No such police-sanctioned violence happened this past weekend as white supremacists engaged in a protest called “Unite the Right” in Charlottesville, VA — the protesters dished out plenty of their own. In clashing with counter-demonstrators several violent altercations erupted, most noticably a car ploughing into a crowd of anti-racist and anti-fascist demonstrators that wound up killing one of those counter-demonstrators, Heather Heyer.
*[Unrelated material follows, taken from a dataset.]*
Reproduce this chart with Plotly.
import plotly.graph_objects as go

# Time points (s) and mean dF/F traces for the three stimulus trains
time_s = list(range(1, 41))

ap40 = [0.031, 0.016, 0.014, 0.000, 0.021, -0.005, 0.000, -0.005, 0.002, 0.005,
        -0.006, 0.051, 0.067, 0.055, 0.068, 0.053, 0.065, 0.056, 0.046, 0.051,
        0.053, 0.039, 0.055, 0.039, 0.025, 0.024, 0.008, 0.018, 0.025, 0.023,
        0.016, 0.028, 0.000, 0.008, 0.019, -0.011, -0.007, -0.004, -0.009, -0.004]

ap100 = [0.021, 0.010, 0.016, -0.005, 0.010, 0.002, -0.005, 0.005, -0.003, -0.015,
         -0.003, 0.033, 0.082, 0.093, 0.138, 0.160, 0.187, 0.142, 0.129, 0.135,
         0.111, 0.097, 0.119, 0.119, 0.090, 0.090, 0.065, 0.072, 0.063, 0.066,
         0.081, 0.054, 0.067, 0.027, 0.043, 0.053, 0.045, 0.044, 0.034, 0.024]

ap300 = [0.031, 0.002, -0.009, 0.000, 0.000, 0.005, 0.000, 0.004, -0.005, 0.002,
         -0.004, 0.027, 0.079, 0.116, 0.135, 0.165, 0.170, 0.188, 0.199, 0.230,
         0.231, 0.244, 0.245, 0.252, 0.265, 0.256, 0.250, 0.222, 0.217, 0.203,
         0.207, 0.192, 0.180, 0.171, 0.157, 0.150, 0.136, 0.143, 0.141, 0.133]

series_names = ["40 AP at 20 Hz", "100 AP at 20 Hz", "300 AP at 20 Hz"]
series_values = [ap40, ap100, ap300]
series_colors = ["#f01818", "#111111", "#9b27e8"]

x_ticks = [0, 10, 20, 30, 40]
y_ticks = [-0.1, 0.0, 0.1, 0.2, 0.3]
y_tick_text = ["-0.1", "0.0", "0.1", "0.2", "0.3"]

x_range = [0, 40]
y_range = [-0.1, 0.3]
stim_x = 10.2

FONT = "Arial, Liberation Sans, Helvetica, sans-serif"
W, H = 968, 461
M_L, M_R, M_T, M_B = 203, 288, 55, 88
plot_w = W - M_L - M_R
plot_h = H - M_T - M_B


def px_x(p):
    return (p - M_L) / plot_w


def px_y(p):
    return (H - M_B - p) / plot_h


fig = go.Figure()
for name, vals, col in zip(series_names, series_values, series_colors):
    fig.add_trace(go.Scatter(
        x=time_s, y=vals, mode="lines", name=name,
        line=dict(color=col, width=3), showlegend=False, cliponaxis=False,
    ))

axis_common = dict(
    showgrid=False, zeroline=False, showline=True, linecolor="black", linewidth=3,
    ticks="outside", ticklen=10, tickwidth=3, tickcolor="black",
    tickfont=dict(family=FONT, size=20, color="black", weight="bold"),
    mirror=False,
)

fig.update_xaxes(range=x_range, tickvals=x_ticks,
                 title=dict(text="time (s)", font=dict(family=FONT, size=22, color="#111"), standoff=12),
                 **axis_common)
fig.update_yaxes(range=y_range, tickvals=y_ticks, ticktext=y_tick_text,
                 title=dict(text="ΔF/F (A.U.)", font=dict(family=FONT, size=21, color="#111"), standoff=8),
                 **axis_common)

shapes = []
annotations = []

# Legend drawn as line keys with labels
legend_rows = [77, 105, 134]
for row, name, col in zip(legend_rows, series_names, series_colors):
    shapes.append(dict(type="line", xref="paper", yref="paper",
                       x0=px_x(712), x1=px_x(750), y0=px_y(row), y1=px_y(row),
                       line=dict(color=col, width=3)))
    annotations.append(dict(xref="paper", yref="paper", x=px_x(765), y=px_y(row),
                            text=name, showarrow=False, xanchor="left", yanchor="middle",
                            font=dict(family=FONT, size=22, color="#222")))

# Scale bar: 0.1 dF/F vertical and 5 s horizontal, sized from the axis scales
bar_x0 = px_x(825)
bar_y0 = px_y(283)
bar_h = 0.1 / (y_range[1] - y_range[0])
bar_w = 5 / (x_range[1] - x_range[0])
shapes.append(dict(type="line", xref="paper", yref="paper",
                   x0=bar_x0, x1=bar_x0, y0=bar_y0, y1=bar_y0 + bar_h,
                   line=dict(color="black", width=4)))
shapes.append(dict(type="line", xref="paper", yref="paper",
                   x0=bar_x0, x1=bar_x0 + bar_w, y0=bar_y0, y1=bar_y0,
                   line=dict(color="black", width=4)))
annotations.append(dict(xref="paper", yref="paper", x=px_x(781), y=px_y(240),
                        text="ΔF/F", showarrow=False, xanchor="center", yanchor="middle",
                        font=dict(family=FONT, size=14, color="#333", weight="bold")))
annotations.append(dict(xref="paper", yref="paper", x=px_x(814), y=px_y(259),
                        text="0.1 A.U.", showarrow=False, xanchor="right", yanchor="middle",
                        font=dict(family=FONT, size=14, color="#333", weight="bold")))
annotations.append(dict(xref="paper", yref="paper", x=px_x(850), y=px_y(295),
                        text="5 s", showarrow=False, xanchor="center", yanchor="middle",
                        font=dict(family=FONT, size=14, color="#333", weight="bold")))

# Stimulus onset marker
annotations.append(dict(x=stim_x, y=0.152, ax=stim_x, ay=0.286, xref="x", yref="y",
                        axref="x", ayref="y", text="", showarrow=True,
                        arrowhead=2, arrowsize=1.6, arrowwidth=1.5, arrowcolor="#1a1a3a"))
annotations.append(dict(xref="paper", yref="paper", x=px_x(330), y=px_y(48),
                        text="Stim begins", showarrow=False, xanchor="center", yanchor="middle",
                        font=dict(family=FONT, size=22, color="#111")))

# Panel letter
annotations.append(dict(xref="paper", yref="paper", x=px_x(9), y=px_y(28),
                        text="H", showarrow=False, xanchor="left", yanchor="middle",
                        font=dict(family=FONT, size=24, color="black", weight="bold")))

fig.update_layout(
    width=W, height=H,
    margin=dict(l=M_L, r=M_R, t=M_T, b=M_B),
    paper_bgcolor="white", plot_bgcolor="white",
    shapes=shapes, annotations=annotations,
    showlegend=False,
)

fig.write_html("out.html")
Inadvertantly, but still connected to the white supremacist march, two Charlottesville police slso died in an helicopter crash while surveying the hectic scene below them.
A swift reaction to the Charlottesville tragedy has caused some more strident statement and protest from members of the NFL community than we’ve ever seen along with more strident opposition from those who seek not to “disrespect” the American flag and what it supposedly stands for.
Colin Kaepernick knows that symbols mean something – its why he started his protest in the first place, why he’s slyly done things like wear socks with pigs dressed as policemen on them (a much less egregious offense in hindsight than it was originally depicted, especially in the wake of events like Charlottesville) and why he’s used his platform to spark a conscious, nation-wide awareness that people across the world support.
Kaepernick’s call against the everyday trend of black and brown mothers shedding waterfalls of tears down their faces, seeing their teenagers in caskets buried six feet under with a “Gone Too Soon” tombstone, his call for the termination of discrimination, inequality amongst the diverse backgrounds that help make up this great country is continually being mistaken as disrespect to the American flag.
Black athletes across all major leagues support the movement, but the mostly white ownership’s preferred “sports-only” chemistry is being disoriented and even his pockets are becoming affected due to TV ratings being lower than past years. The Baltimore Ravens owner purposely hired a former Arena Football League quarterback to serve as a backup to Joe Flacco so that they will not have to deal with Kaepernick’s “shananigans,” even though vocalized support of Kaep has been offered by members of the Ravens coaching staff and their players.
NFL owners, the league is employed by 70 percent African–American males – if more and more of the 70 percent continue to speak out against the injustices, your silence on the situation will become less and less effective. The situation you are creating projects an more fruitful environment and opportunity for an uprising.
If Kaepernick is still unsigned at the beginning of the NFL season, be prepared for a call to action spreading throughout your ranks, supported by fans both current and former, like you have never seen before.